US institute wins Japan gene editing patent case

A Japanese court has ruled in favour of a US institute’s patent application on the CRISPR-Cas9 gene editing technique, the Nikkei Asian Review reported on 26 February.

The method, which lets users edit genetic material more easily compared with older systems, is applied in a wide range of fields from medical treatments to agriculture, including the development of modified oilseeds. (See 'CRISP/Gene editing':

Makiko Takabe, chief judge of the Intellectual Property High Court, rejected the Japan Patent Office’s decision on one of two applications made by the Broad Institute, part of the Massachusetts Institute of Technology and Harvard University.

The patent office had denied both applications in 2017, citing existing patents related to the technology. However, Takabe said CRISPR-Cas9’s contribution to more efficient genome editing was not covered by those patents.
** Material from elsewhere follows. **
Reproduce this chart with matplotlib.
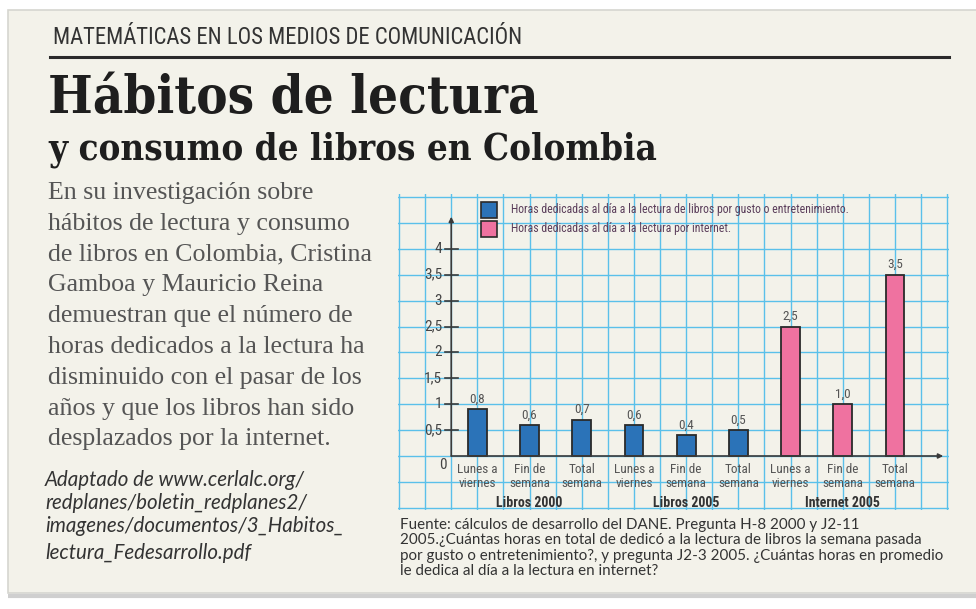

The court upheld the office’s decision in rejecting the second application.

Several leading research institutions have filed for patents around the world related to CRISPR-Cas9 but ongoing legal battles had left the field in flux, Nikkei Asian Review wrote.

For now, Japan’s latest ruling meant commercial users of gene-editing technology would need to obtain licenses from many patent holders, said Kazuo Makino, a lawyer specialising in high-tech patents.

Broad Institute has applied for several other patents in Japan.